Nul n’est tenu de participer à sa propre incrimination
Dans une note de 25 pages, le Syndicat de la Magistrature rappelle que l’an passé, le Parlement a rejeté cette obligation « car elle contredit le droit des personnes à ne pas s’incriminer, certes peu explicite en droit français ». Et selon sa grille de lecture, aux antipodes de celle du ministre de l'Intérieur, les données recueillies sont bien « destinées à faciliter le travail de surveillance et, potentiellement, à contourner certaines procédures d’identification en matière d’usage des techniques de renseignement, pour ensuite mettre en œuvre des mesures plus intrusives ».
Le sénateur Michel Mercier se joint aux critiques : « cette mesure porte une forte atteinte aux libertés constitutionnelles : respect de la vie privée, secret des correspondances et droits de la défense ». C'est ce qu'il affirme dans cet amendement en commission.

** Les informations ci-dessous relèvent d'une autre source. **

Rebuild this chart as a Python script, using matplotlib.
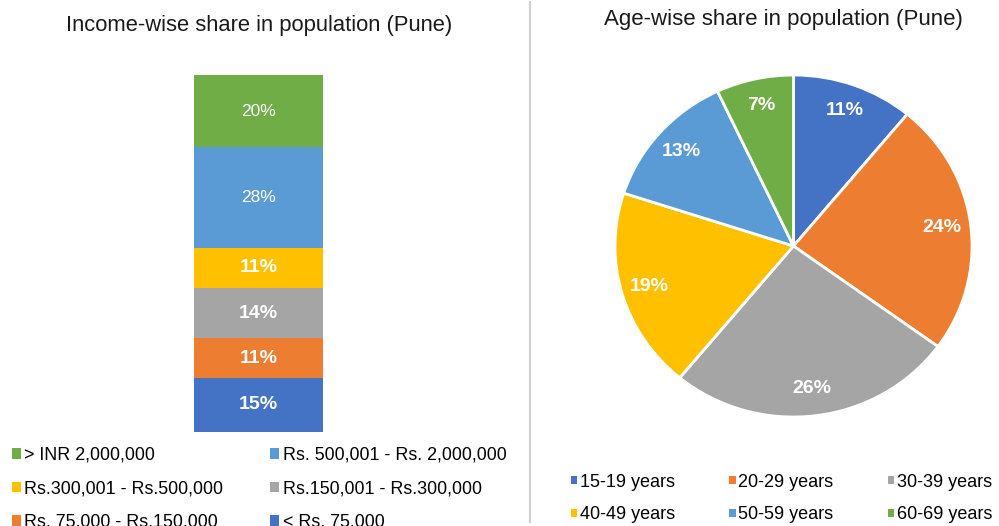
import matplotlib.pyplot as plt
from matplotlib.patches import Patch
from matplotlib.lines import Line2D

plt.rcParams['font.family'] = ['Liberation Sans', 'DejaVu Sans']

# --- data ---
income_labels = ['< Rs. 75,000', 'Rs. 75,000 - Rs.150,000', 'Rs.150,001 - Rs.300,000',
                 'Rs.300,001 - Rs.500,000', 'Rs. 500,001 - Rs. 2,000,000', '> INR 2,000,000']
income_share = [15, 11, 14, 11, 28, 20]
income_colors = ['#4472C4', '#ED7D31', '#A5A5A5', '#FFC000', '#5B9BD5', '#70AD47']
income_bold = [True, True, True, True, False, False]

age_labels = ['15-19 years', '20-29 years', '30-39 years', '40-49 years', '50-59 years', '60-69 years']
age_share = [11, 24, 26, 19, 13, 7]
age_colors = ['#4472C4', '#ED7D31', '#A5A5A5', '#FFC000', '#5B9BD5', '#70AD47']

W, H = 999, 526
fig = plt.figure(figsize=(W / 100, H / 100), dpi=100)


def px_axes(x0, y0, x1, y1):
    # axes from pixel box (top-left origin)
    return fig.add_axes([x0 / W, (H - y1) / H, (x1 - x0) / W, (y1 - y0) / H])


# --- left: stacked bar ---
ax1 = px_axes(194, 75, 323, 432)
bottom = 0
for val, col, bold in zip(income_share, income_colors, income_bold):
    ax1.bar(0, val, width=1, bottom=bottom, color=col, edgecolor='none')
    ax1.text(0, bottom + val / 2, f'{val}%', ha='center', va='center', color='white',
             fontsize=14 if bold else 12.5, fontweight='bold' if bold else 'normal')
    bottom += val
ax1.set_xlim(-0.5, 0.5)
ax1.set_ylim(0, sum(income_share))
ax1.axis('off')

fig.text(259.5 / W, 1 - 26 / H, 'Income-wise share in population (Pune)',
         ha='center', va='center', fontsize=15.8, color='#1a1a1a')

# legend is row-major in the picture; matplotlib fills columns first
order = [5, 3, 1, 4, 2, 0]
handles = [Patch(facecolor=income_colors[i], edgecolor='none') for i in order]
fig.legend(handles, [income_labels[i] for i in order], ncol=2,
           loc='upper left', bbox_to_anchor=(3 / W, 1 - 438 / H),
           frameon=False, fontsize=12.9, handlelength=0.5, handleheight=0.5,
           handletextpad=0.2, columnspacing=2.6, labelspacing=0.92, borderpad=0)

# --- right: pie ---
lim = 1.02
rx, ry = 178.5, 171
cx, cy = 793.5, 246
ax2 = px_axes(cx - rx * lim, cy - ry * lim, cx + rx * lim, cy + ry * lim)
ax2.pie(age_share, colors=age_colors, startangle=90, counterclock=False,
        wedgeprops=dict(edgecolor='white', linewidth=2),
        autopct=lambda p: f'{p:.0f}%', pctdistance=0.84,
        textprops=dict(color='white', fontsize=14, fontweight='bold'))
ax2.set_aspect('auto')
ax2.set_xlim(-lim, lim)
ax2.set_ylim(-lim, lim)

fig.text(783 / W, 1 - 20 / H, 'Age-wise share in population (Pune)',
         ha='center', va='center', fontsize=16, color='#1a1a1a')

order2 = [0, 3, 1, 4, 2, 5]
handles2 = [Patch(facecolor=age_colors[i], edgecolor='none') for i in order2]
fig.legend(handles2, [age_labels[i] for i in order2], ncol=3,
           loc='upper left', bbox_to_anchor=(562 / W, 1 - 464.5 / H),
           frameon=False, fontsize=13, handlelength=0.35, handleheight=0.35,
           handletextpad=0.15, columnspacing=3.0, labelspacing=0.88, borderpad=0)

# separator line
fig.add_artist(Line2D([530 / W, 530 / W], [1 - 522 / H, 1 - 2 / H],
                      color='#d0d0d0', linewidth=1.5))

fig.savefig('out.png', dpi=100)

Il partage également l’analyse selon laquelle « nul n’est tenu de participer à sa propre incrimination ». Surtout, il pointe une absence abyssale : les données collectées par les services de l’Intérieur, sans autorisation préalable du juge judiciaire, ne sont pas encadrées, notamment s’agissant de leur délai de conservation et des conditions de leur utilisation. « Or selon le Conseil constitutionnel, des durées maximales de conservation des données participent du respect des exigences constitutionnelles, en particulier du droit au respect de la vie privée ».
Quand le droit commun devient plus exceptionnel que l’état d’urgence
Au-delà de la Rue de Montpensier, Michel Mercier cite la toute récente jurisprudence de la Cour européenne des droits de l’Homme concernant l’inscription au fichier national automatisé des empreintes génétiques (FNAEG). Pour la CEDH, en effet, la condamnation pénale d’une personne « qui a refusé de se soumettre au prélèvement destiné à l’enregistrement de son profil dans le FNAEG s’analyse en une atteinte disproportionnée à son droit au respect de sa vie privée et ne peut passer pour nécessaire dans une société démocratique. »
En plus de porter atteinte à plusieurs droits et libertés fondamentaux, l’obligation de déclarer ses identifiants est enfin jugée « non nécessaire » par le même sénateur UDI. Dans le champ de la police administrative, et donc dans une logique préventive, la loi Renseignement contient déjà une armada d’outils parfois très intrusifs si ce n’est massifs, pour collecter de l’identifiant à tour de bras.
Dernière baffe pour la route : « il serait paradoxal d’introduire cette obligation dans le droit commun alors même qu’elle ne peut être exigée des personnes assignées à résidence dans le cadre de l’état d’urgence ».
Au PS, les exégètes amateurs deviennent des observateurs avisés
Le sénateur est rejoint par le groupe PS au Sénat. Celui-ci a également déposé un amendement pour supprimer cette disposition, et même l’ensemble de l’article 3 du projet de loi. Pour motiver cette coupe franche, il considère dans une longue phrase que…
« Le législateur n’a cessé de conférer à l’autorité administrative de nombreux pouvoirs visant à prévenir la commission d’actes de terrorisme au point que des observateurs avisés en sont venus à dénoncer l’inflexion apportée au contenu de la liberté individuelle qui aboutit à retirer du contrôle exclusif du juge judiciaire la protection de la vie privée, le secret des correspondances, l’inviolabilité du domicile et la liberté d’aller et venir, et permet notamment que des perquisitions et saisies ou assignations à résidence soient contrôlées par le juge de l’administration, lorsqu’elle prescrit elle-même ces mesures ».
Petit rappel : si les « observateurs avisés », autrefois qualifiés d’ « exégètes amateurs » par Jean-Jacques Urvoas, avaient tant critiqué cette éviction du judiciaire, c’est en raison de la ribambelle de textes sécuritaires déposés par le précédent gouvernement socialiste.